1825-1835:  From the French obscurantisme in the sense of "opposition to enlightenment", from the German obscurantismus.  The source was the Latin obscűrans, present participle of obscűro (cover, darken, hide), derived from obscūrus (shadowy, obscure), thus the construct obscűrans + ism.  The English obscure was from the Middle English obscure, from the Old French obscur, from the Latin obscūrus (dark, dusky, indistinct), the construct being ob- (towards; against) +‎ scūrus (a form of scuru (dark), from the Proto-Italic skoiros, from the primitive Indo-European skeh.  The –ism suffix was from the Ancient Greek ισμός (ismós) & -isma noun suffixes, often directly, sometimes through the Latin –ismus & isma (from where English picked up ize) and sometimes through the French –isme or the German –ismus, all ultimately from the Ancient Greek (where it tended more specifically to express a finished act or thing done).  It appeared in loanwords from Greek, where it was used to form abstract nouns of action, state, condition or doctrine from verbs and on this model, was used as a productive suffix in the formation of nouns denoting action or practice, state or condition, principles, doctrines, a usage or characteristic, devotion or adherence (criticism; barbarism; Darwinism; despotism; plagiarism; realism; witticism etc).   Obscurantism, obscuration & obscurantist are nouns and obscurantic is an adjective; the most common noun plural is obscurantists.

Protecting us from ourselves

Plato & Socrates at the academy, a mosaic from Pompeii.

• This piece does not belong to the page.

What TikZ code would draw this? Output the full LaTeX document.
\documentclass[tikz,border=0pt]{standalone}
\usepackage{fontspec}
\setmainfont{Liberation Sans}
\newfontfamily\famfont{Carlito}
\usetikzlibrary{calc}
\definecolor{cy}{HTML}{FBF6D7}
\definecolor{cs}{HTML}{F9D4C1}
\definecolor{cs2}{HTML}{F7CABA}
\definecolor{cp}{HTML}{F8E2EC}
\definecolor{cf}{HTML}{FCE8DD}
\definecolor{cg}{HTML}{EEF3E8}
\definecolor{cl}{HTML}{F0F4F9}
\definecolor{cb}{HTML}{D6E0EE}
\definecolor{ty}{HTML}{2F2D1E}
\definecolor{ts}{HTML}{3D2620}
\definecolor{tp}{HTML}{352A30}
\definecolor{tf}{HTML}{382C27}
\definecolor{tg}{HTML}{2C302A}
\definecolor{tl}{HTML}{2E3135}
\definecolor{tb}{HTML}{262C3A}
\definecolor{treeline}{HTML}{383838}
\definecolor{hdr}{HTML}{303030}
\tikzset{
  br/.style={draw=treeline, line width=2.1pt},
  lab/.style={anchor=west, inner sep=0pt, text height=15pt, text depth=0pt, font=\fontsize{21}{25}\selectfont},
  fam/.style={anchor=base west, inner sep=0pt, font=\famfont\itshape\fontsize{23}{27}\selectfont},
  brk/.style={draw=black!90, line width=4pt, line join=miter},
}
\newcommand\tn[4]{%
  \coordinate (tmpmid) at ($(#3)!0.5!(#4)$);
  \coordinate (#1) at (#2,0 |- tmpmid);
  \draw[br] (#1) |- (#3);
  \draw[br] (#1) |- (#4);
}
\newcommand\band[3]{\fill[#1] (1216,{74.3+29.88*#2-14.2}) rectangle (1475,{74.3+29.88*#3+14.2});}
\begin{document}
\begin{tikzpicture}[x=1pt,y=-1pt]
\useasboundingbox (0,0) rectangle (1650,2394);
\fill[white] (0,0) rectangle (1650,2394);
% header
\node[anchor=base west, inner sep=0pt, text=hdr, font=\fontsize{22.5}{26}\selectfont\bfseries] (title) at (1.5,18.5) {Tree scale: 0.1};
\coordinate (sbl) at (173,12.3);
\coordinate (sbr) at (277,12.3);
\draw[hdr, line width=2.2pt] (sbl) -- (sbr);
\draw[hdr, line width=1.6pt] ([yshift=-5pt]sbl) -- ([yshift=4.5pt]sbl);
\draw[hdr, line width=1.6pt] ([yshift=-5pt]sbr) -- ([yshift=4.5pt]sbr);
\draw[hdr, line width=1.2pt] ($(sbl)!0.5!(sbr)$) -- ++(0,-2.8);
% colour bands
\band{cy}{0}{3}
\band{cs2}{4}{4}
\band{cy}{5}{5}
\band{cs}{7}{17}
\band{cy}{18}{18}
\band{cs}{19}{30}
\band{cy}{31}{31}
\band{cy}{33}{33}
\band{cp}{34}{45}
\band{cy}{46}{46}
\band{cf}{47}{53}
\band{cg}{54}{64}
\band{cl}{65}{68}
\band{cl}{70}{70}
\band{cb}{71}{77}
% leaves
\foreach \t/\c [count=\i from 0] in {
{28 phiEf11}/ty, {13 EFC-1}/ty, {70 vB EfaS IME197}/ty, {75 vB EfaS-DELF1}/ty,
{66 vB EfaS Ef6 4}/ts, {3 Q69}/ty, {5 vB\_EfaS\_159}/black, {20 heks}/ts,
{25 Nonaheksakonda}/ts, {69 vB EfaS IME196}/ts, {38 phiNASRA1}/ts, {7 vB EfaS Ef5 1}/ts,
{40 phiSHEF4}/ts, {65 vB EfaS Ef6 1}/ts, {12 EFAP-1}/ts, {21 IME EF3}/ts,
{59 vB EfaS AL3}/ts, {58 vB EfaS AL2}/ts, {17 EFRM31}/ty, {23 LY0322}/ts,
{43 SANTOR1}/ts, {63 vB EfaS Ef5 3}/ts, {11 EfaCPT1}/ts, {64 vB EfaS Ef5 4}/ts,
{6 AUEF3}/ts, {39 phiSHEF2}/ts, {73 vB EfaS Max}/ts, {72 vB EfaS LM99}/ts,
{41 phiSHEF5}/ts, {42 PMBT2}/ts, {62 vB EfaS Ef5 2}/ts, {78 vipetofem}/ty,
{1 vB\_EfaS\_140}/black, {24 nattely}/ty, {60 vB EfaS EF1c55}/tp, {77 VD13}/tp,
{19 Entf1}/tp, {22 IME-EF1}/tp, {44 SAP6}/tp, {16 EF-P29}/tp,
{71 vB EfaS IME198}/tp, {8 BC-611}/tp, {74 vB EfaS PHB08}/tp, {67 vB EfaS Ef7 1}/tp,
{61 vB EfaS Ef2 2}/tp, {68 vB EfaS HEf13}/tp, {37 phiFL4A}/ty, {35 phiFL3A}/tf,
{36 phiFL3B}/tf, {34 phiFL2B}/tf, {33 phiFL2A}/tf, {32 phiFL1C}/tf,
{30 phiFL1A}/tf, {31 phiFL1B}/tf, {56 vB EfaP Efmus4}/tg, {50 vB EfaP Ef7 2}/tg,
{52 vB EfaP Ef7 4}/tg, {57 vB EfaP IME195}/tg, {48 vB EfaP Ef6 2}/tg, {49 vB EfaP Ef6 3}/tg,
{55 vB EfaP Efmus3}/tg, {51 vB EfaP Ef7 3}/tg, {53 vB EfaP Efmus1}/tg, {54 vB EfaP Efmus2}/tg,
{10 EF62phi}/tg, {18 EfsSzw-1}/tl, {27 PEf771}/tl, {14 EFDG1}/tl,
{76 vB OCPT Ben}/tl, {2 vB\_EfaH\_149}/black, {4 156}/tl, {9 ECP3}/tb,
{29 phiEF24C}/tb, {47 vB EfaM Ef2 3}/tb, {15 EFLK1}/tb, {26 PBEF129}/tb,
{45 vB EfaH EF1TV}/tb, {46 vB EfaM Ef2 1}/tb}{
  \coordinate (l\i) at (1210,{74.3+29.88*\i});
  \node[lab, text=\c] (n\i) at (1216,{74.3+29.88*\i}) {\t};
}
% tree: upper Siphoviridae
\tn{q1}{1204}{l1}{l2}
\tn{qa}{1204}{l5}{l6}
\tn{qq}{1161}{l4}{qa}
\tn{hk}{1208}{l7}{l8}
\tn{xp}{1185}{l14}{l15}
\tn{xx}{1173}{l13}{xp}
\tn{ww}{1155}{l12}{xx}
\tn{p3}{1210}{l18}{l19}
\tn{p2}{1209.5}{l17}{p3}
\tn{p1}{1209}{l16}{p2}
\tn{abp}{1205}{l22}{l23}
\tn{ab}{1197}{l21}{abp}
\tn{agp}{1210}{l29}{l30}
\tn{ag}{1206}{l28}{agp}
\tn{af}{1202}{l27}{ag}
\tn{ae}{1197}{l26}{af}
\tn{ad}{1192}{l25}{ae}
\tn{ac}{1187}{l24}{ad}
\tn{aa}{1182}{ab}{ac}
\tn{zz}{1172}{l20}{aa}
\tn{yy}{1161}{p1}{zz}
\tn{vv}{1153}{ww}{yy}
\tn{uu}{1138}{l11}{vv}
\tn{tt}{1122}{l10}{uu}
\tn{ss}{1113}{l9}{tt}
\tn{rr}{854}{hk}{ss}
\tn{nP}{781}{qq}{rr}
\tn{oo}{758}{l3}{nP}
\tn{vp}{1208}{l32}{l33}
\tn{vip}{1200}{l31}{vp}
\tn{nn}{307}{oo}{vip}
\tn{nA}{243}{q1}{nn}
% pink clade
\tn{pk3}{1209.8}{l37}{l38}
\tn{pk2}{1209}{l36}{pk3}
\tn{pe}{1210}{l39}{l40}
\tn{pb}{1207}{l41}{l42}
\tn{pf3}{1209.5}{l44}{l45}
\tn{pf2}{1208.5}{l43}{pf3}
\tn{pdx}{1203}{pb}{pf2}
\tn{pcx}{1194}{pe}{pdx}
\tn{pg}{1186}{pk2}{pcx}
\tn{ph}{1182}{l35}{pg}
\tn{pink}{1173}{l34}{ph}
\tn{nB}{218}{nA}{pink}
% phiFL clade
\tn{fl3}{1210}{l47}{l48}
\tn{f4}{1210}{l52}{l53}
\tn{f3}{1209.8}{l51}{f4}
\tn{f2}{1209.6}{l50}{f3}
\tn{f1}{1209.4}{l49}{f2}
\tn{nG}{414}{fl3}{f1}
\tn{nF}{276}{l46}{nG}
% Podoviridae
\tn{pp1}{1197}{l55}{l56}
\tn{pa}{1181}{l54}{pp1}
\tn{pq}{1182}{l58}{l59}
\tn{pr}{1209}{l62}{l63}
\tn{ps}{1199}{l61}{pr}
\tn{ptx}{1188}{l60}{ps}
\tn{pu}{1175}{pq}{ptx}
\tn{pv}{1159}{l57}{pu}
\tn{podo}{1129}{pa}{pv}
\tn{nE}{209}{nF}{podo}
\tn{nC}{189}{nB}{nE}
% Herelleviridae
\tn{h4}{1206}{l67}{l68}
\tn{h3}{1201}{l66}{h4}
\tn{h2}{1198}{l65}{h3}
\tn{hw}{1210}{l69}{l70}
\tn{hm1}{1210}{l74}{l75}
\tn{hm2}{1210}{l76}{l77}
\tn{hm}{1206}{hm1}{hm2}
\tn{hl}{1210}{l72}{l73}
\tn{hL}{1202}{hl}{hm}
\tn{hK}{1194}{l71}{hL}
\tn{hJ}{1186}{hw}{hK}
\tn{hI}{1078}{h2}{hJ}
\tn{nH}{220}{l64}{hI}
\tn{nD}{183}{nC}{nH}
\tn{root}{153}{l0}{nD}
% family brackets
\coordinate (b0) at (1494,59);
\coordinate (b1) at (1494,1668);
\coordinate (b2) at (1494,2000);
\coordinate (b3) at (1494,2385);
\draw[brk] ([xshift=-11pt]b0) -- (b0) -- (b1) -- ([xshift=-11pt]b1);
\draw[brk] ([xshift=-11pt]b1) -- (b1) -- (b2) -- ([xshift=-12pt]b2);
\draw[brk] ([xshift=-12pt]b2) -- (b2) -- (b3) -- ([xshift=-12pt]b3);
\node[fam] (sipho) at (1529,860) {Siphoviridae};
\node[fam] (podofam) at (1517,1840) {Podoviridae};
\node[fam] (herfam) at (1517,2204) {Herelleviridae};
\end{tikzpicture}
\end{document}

Leo Strauss (1899–1973) was a German-American political philosopher and classicist.  Although the western tradition has produced not a few philosophers whose writings have been difficult and beyond immediate understanding, Strauss was rare in that he not only admitted being an obscurantist but wrote also of the history of the style and reasons for adapting it to his work.  In writings from antiquity, Strauss found hidden meanings, difficult, almost encoded knowledge which would be unnoticed by all but the most widely-read and highly educated few.  He pondered that while some philosophers might write esoterically to avert persecution by political or religious authorities, he was more taken with the idea the style is uniquely proper to philosophy, which can of course prove as dangerous for reader as writer.   What he argued was that what to most seemed obscurantism, was a means of enticing the select few capable of such things to abstract their thoughts from the text, thus to derive the meaning.  He noted too the importance of dangerous ideas being things the young might too quickly be able to grasp because they’d not pause to consider the implications, recalling the trial of Socrates, condemned to death for corrupting the mind of youth.  Beyond poisoning the minds of students, he warned there had been philosophers who had visited their dangerous ideas upon entire nations because their work was both accessible and seductive.  Strauss didn’t think Friedrich Nietzsche (1844–1900) a Nazi but he understood how compelling his words had been for them.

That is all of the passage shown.